Building This Character
According to WikiHow, CIA case officers all must be physically fit US Citizens, with at least one college degree. Of course, the Agency also employs numerous contacts, informants, and assets beyond just case officers, and some of these will vary significantly from what's described below.
- This can vary a bit, depending on your take on the espionage genre, and how they're going to interact with the PCs. Often, CIA agents are presented as powerful, high-level operatives with great skill and limitless resources. Other times, they're shown as blundering incompetents.
- Intelligence (or similar mental attributes) is highly prized by the CIA. They recruit only the best and brightest.
- CIA agents are expected to be in good physical condition as well, and will need to solid social attributes, too. So, the character has to be well-rounded, and probably an over-achiever.
- Linguistics is a must. Give every CIA Case Officer the ability to speak at least one of the following languages in addition to English: Arabic, Dari, Farsi, Greek, Indonesian, Japanese, Korean, Mandarin, Pashto, Russian, Serbo-Croatian and/or Turkish.
- Science, Repair and Engineering are useful skills, too, as CIA Case Officers end up in all sorts of unusual situations, and may need to understand technical specs or field-strip bizarre equipment.
- Every agent has at least a bachelor's degree. They should have a well-rounded base of skills, and one or two high specialties.
- Stealth, Security, Surveillance, and combat skills such as marksmanship or melee, are taught (along with many other subjects) in a 6-to-8-week training course Camp Peary, but then have to be honed "on the job". Established agents in the field will be quite skilled, but new recruits or those working a desk job might have just a few days of instruction in any given topic. Those who work for the Special Activities Division or National Clandestine Service will have such skills at very high levels.
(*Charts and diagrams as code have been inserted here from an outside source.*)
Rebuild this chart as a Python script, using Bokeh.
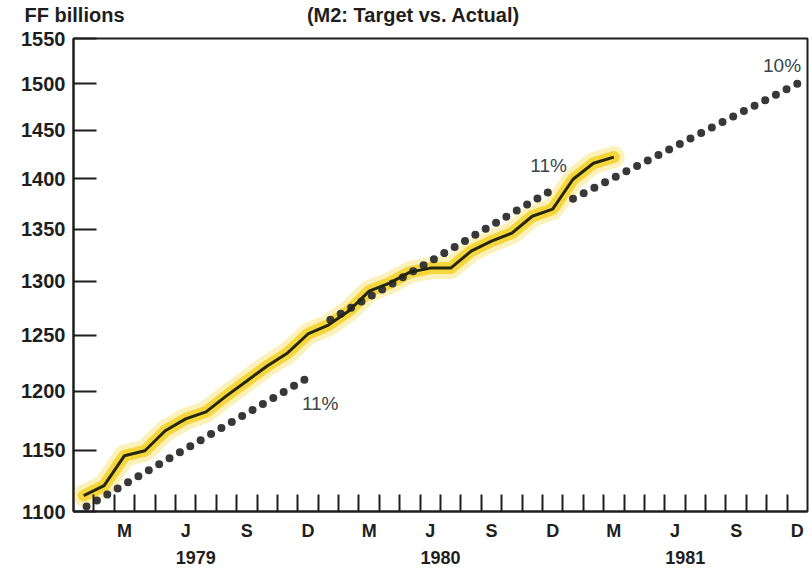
from bokeh.plotting import figure
from bokeh.models import LinearAxis, FixedTicker, Label, Range1d
from bokeh.embed import file_html
from bokeh.resources import INLINE

# ---------------- data ----------------
years = ["1979", "1980", "1981"]
quarter_month_labels = ["M", "J", "S", "D"]          # Mar, Jun, Sep, Dec
quarter_month_index = [2, 5, 8, 11]                  # month index within the year
y_ticks = [1100, 1150, 1200, 1250, 1300, 1350, 1400, 1450, 1500, 1550]

# actual M2, monthly, Jan 1979 .. Mar 1981 (FF billions)
actual_values = [1112.7, 1120.8, 1145.4, 1149.5, 1166.3, 1176.4, 1182.4, 1196.2,
                 1209.2, 1222.4, 1234.0, 1251.1,
                 1259.2, 1272.1, 1290.6, 1298.1, 1308.5, 1312.3, 1312.3, 1328.5,
                 1338.2, 1346.0, 1362.6, 1369.6,
                 1399.6, 1416.0, 1422.3]
actual_months = list(range(len(actual_values)))       # 0 = Jan 1979

# target corridors (start / end of each dotted line)
target_1979_x = [0.14, 11.0]
target_1979_y = [1104, 1212]
target_1980_x = [12.1, 22.9]
target_1980_y = [1264, 1388]
target_1981_x = [24.0, 35.0]
target_1981_y = [1380, 1500]
target_labels = ["11%", "11%", "10%"]

unit_text = "FF billions"
title_text = "(M2: Target vs. Actual)"

# ---------------- figure ----------------
FONT = "Liberation Sans"
INK = "#1e1e1e"

p = figure(width=812, height=575, output_backend="svg", toolbar_location=None,
           x_range=Range1d(-0.5, 35.5), y_range=Range1d(1100, 1550),
           y_axis_type="log", x_axis_type=None,
           min_border_left=73, min_border_right=5, min_border_top=37,
           min_border_bottom=64)
p.background_fill_color = "white"
p.border_fill_color = "white"
p.outline_line_color = INK
p.outline_line_width = 2
for g in p.grid:
    g.grid_line_color = None

# y axis
ya = p.yaxis[0]
ya.ticker = FixedTicker(ticks=y_ticks, minor_ticks=[])
ya.major_label_overrides = {v: str(v) for v in y_ticks}
ya.major_tick_in = 23
ya.major_tick_out = 0
ya.major_tick_line_width = 2
ya.major_tick_line_color = INK
ya.minor_tick_line_color = None
ya.axis_line_width = 2
ya.axis_line_color = INK
ya.major_label_standoff = 8
ya.major_label_text_font = FONT
ya.major_label_text_font_style = "bold"
ya.major_label_text_font_size = "20px"
ya.major_label_text_color = INK

# x axis: month ticks + quarter month letters
major_x = []
overrides = {}
for yi in range(len(years)):
    for lab, mi in zip(quarter_month_labels, quarter_month_index):
        t = yi * 12 + mi
        major_x.append(t)
        overrides[t] = lab
minor_x = [i + 0.5 for i in range(35)]

xa = LinearAxis(ticker=FixedTicker(ticks=major_x, minor_ticks=minor_x))
xa.major_label_overrides = overrides
xa.major_tick_line_color = None
xa.major_tick_in = 0
xa.major_tick_out = 0
xa.minor_tick_in = 17
xa.minor_tick_out = 0
xa.minor_tick_line_width = 2
xa.minor_tick_line_color = INK
xa.axis_line_width = 2
xa.axis_line_color = INK
xa.major_label_standoff = 9
xa.major_label_text_font = FONT
xa.major_label_text_font_style = "bold"
xa.major_label_text_font_size = "18px"
xa.major_label_text_color = INK
p.add_layout(xa, "below")

# year axis
year_ticks = [yi * 12 + 5.5 for yi in range(len(years))]
ya2 = LinearAxis(ticker=FixedTicker(ticks=year_ticks, minor_ticks=[]))
ya2.major_label_overrides = {t: y for t, y in zip(year_ticks, years)}
ya2.axis_line_color = None
ya2.major_tick_line_color = None
ya2.minor_tick_line_color = None
ya2.major_tick_in = 0
ya2.major_tick_out = 0
ya2.major_label_standoff = 7
ya2.major_label_text_font = FONT
ya2.major_label_text_font_style = "bold"
ya2.major_label_text_font_size = "18px"
ya2.major_label_text_color = INK
p.add_layout(ya2, "below")

# top header row (unit label at the left, chart title near the centre)
head_ticks = [-0.45, 16.17]
top = LinearAxis(ticker=FixedTicker(ticks=head_ticks, minor_ticks=[]))
top.major_label_overrides = {head_ticks[0]: unit_text, head_ticks[1]: title_text}
top.axis_line_color = None
top.major_tick_line_color = None
top.minor_tick_line_color = None
top.major_tick_in = 0
top.major_tick_out = 0
top.major_label_standoff = 13
top.major_label_text_font = FONT
top.major_label_text_font_style = "bold"
top.major_label_text_font_size = "20px"
top.major_label_text_color = INK
p.add_layout(top, "above")

# ---------------- glyphs ----------------
# yellow highlighter under the actual series
p.line(actual_months, actual_values, line_color="#f7d73a", line_alpha=0.35,
       line_width=22, line_join="round", line_cap="round")
p.line(actual_months, actual_values, line_color="#f3cc10", line_alpha=0.75,
       line_width=12, line_join="round", line_cap="round")

# dotted targets
DOT = "#383838"
for tx, ty in [(target_1979_x, target_1979_y),
               (target_1980_x, target_1980_y),
               (target_1981_x, target_1981_y)]:
    p.line(tx, ty, line_color=DOT, line_width=8, line_dash="0 12",
           line_cap="round")

# actual line
p.line(actual_months, actual_values, line_color="#26260f", line_width=3,
       line_join="round")

# ---------------- texts ----------------
lab_pos = [(11.6, 1190), (22.8, 1414), (34.25, 1520)]
for (lx, ly), t in zip(lab_pos, target_labels):
    p.add_layout(Label(x=lx, y=ly, text=t, text_align="center",
                       text_baseline="middle", text_font=FONT,
                       text_font_size="19px", text_color="#38434b"))

open("out.html", "w").write(file_html(p, INLINE))
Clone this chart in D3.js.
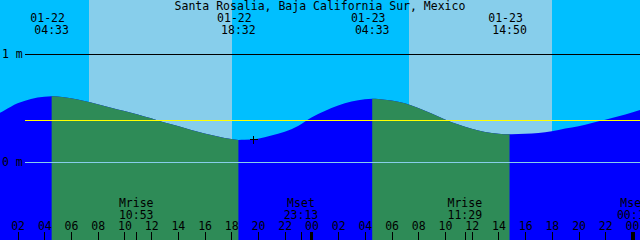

- Most CIA Case Officers probably don't have magic or supernatural abilities. But the Agency is tangled in all sorts of Conspiracy Theories, and has done research in Remote Viewing and Mind Control. If your setting has Psionics or Imported Alien Phlebotinum, the CIA could have access to it.
- Photographic Memory is of particular value to the CIA (and other spies) as it allows you to compile detailed reports without visibly taking notes as things happen.
- Depending on the lens you're using to look at the genre, you could easily see corruption or overzealous patriotism.
- Most agents know lots of secrets they can't discuss. Some are bound to have powerful enemies. A web of connections and betrayals can certainly help to keep the campaign lively.
- In systems with Sanity or Humanity rules, the agent who's "seen too much" may be a little unstable.
- CIA agents will often carry credentials placing them as working for the US State Department, giving them a generic official-ity but retaining plausible deniability about exactly which agency, department or office they work for.
- Those crazy gadgets you see in spy movies? A lot of them are real, or inspired by something real. Lock-picks built into belt buckles, one-shot disposable guns built into fountain pens or toothpaste tubes, knives hidden in shoe soles, etc. Any agent in the field is likely to have a couple such clever devices in their hotel room or personal kit.